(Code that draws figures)
┌────────
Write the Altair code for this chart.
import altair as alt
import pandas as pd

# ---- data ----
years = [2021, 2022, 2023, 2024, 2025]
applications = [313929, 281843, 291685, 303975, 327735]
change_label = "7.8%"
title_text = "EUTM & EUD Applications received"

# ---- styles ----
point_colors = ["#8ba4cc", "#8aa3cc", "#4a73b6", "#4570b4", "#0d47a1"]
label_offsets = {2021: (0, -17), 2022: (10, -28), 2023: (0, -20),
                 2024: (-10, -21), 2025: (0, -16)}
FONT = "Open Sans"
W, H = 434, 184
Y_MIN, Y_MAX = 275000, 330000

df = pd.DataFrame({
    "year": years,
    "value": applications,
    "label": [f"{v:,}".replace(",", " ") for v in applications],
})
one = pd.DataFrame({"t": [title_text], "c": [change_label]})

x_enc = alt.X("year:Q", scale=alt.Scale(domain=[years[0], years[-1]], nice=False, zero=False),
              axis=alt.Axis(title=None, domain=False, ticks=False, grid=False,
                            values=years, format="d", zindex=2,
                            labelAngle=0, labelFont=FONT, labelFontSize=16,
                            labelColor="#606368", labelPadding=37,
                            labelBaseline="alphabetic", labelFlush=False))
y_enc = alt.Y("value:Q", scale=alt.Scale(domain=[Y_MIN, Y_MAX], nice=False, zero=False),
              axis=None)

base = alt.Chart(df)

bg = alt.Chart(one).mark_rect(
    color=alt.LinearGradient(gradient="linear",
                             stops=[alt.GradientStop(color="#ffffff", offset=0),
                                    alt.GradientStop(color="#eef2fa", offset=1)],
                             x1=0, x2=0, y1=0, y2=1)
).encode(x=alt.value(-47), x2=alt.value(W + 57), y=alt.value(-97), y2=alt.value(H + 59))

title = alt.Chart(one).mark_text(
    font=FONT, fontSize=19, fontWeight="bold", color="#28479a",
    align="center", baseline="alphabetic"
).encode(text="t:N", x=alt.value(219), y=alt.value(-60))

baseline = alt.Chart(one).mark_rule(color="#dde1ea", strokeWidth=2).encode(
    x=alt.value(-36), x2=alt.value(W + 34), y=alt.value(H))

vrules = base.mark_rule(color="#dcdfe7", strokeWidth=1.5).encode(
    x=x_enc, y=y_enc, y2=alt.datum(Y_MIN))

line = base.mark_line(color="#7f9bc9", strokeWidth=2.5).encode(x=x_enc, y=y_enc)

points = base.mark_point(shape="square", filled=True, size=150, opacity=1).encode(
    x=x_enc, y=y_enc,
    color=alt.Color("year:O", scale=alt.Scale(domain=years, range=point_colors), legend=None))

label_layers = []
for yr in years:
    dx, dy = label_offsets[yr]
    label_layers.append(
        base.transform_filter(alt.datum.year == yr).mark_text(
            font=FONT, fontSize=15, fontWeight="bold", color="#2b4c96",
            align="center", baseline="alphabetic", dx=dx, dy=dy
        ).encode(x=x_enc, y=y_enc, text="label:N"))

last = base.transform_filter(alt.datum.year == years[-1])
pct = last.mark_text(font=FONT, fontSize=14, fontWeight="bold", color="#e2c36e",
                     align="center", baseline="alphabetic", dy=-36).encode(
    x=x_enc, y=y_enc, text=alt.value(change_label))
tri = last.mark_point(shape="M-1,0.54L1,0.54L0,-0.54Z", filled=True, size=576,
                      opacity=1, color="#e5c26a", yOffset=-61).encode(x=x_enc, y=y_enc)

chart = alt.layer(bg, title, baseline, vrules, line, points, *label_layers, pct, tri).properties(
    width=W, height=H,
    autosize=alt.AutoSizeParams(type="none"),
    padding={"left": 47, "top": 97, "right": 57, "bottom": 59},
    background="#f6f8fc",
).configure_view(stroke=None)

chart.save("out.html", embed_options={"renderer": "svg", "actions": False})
└────────
┌────────
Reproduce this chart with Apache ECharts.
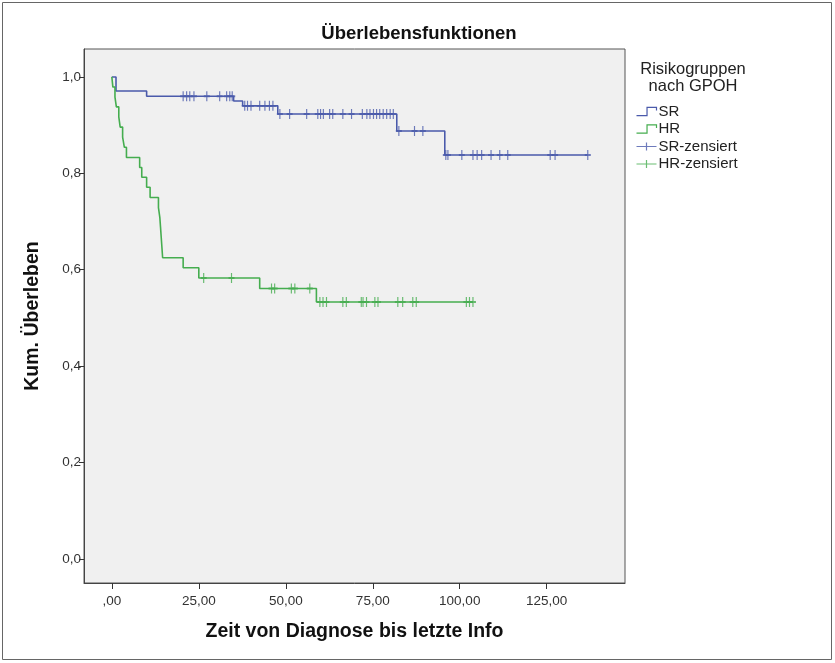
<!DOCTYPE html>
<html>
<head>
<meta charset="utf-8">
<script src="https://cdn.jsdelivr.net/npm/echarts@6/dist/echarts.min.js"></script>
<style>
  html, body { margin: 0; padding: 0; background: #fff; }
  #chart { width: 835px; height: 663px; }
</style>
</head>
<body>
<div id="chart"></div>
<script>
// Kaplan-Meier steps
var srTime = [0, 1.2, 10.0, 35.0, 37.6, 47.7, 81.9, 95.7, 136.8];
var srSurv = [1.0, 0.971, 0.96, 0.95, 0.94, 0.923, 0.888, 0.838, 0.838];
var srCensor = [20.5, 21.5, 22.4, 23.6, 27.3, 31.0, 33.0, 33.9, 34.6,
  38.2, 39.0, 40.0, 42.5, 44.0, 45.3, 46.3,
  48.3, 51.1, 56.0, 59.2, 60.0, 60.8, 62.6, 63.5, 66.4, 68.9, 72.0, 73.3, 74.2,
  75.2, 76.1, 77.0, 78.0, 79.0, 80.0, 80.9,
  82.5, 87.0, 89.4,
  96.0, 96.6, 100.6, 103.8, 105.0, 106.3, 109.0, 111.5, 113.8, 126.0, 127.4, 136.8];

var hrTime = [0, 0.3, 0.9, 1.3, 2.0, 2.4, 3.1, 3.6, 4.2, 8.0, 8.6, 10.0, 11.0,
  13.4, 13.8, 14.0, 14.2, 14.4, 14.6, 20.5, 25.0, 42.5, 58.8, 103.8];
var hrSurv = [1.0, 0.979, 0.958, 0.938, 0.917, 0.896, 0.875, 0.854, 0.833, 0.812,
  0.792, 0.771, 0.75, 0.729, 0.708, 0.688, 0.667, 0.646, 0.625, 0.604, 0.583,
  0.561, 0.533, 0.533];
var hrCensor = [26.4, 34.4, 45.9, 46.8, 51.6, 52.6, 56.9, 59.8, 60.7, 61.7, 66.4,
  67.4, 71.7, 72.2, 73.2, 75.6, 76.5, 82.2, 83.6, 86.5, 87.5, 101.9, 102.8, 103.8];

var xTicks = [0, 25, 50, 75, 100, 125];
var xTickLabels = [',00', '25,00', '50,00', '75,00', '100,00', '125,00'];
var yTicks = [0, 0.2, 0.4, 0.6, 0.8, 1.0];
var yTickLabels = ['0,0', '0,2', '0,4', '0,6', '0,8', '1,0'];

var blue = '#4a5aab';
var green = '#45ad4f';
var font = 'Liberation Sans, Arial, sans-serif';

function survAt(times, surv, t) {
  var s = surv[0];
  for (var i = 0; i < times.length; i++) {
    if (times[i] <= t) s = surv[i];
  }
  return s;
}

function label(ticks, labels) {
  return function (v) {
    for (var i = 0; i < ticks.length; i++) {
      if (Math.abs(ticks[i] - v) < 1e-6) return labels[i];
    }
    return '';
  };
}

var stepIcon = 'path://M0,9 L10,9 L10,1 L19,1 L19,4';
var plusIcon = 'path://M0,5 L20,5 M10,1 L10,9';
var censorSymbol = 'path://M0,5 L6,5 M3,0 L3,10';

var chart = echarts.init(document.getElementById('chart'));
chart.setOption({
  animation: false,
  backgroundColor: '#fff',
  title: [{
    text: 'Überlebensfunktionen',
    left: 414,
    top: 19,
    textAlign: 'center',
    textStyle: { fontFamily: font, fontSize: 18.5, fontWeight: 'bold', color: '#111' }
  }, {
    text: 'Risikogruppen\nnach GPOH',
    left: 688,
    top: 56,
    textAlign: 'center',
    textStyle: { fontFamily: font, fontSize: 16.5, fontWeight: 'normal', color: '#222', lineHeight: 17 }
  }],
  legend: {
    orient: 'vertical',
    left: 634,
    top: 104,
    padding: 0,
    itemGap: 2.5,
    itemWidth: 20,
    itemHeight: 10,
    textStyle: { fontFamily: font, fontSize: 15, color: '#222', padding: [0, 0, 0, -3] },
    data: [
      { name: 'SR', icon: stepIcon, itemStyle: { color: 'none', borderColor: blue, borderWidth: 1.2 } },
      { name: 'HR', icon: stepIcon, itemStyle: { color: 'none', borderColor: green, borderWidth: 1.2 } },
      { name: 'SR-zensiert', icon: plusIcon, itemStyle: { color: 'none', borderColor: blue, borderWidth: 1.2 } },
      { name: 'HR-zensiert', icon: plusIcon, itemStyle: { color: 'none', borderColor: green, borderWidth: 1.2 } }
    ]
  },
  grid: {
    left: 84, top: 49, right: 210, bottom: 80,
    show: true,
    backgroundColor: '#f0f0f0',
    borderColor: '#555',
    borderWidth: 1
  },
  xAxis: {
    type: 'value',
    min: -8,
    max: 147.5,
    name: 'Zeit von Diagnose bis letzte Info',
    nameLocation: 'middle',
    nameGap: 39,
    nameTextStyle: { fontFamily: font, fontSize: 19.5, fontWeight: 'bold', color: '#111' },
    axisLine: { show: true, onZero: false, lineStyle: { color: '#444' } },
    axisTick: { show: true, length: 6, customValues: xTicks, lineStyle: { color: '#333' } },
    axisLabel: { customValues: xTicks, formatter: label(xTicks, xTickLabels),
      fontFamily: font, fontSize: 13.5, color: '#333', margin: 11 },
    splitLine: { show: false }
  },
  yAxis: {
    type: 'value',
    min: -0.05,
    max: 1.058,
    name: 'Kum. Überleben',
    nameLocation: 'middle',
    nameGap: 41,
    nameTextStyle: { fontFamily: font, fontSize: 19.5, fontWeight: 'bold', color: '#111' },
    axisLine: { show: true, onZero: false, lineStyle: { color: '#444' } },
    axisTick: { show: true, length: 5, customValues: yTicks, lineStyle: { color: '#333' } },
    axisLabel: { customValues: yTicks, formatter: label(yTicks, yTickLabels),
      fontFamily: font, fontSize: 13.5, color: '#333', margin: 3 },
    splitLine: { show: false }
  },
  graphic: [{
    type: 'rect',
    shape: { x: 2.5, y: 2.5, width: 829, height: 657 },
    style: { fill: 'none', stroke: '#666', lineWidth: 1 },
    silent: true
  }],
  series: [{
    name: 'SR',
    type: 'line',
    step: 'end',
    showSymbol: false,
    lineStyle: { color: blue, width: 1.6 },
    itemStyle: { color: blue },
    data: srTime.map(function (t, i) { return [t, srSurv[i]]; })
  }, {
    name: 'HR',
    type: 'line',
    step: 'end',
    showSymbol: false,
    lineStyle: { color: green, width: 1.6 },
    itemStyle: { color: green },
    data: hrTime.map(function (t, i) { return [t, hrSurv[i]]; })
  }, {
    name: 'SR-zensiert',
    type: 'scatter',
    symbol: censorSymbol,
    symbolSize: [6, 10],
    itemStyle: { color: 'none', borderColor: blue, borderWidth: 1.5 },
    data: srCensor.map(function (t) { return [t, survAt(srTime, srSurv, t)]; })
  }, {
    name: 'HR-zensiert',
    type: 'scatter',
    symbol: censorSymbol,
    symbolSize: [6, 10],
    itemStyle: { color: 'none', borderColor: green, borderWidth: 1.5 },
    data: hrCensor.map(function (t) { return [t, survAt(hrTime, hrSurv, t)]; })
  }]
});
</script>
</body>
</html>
└────────
- _WRITTEN EXERCISE_: From the line that has "Reproduce this chart with Apache ECharts." through the line that has "126.0, 127.4, 136.8];", reproduce each line exactly as it stands and nothing else; do not include any pictures.

- _THE RESULT_:
Reproduce this chart with Apache ECharts.
<!DOCTYPE html>
<html>
<head>
<meta charset="utf-8">
<script src="https://cdn.jsdelivr.net/npm/echarts@6/dist/echarts.min.js"></script>
<style>
  html, body { margin: 0; padding: 0; background: #fff; }
  #chart { width: 835px; height: 663px; }
</style>
</head>
<body>
<div id="chart"></div>
<script>
// Kaplan-Meier steps
var srTime = [0, 1.2, 10.0, 35.0, 37.6, 47.7, 81.9, 95.7, 136.8];
var srSurv = [1.0, 0.971, 0.96, 0.95, 0.94, 0.923, 0.888, 0.838, 0.838];
var srCensor = [20.5, 21.5, 22.4, 23.6, 27.3, 31.0, 33.0, 33.9, 34.6,
  38.2, 39.0, 40.0, 42.5, 44.0, 45.3, 46.3,
  48.3, 51.1, 56.0, 59.2, 60.0, 60.8, 62.6, 63.5, 66.4, 68.9, 72.0, 73.3, 74.2,
  75.2, 76.1, 77.0, 78.0, 79.0, 80.0, 80.9,
  82.5, 87.0, 89.4,
  96.0, 96.6, 100.6, 103.8, 105.0, 106.3, 109.0, 111.5, 113.8, 126.0, 127.4, 136.8];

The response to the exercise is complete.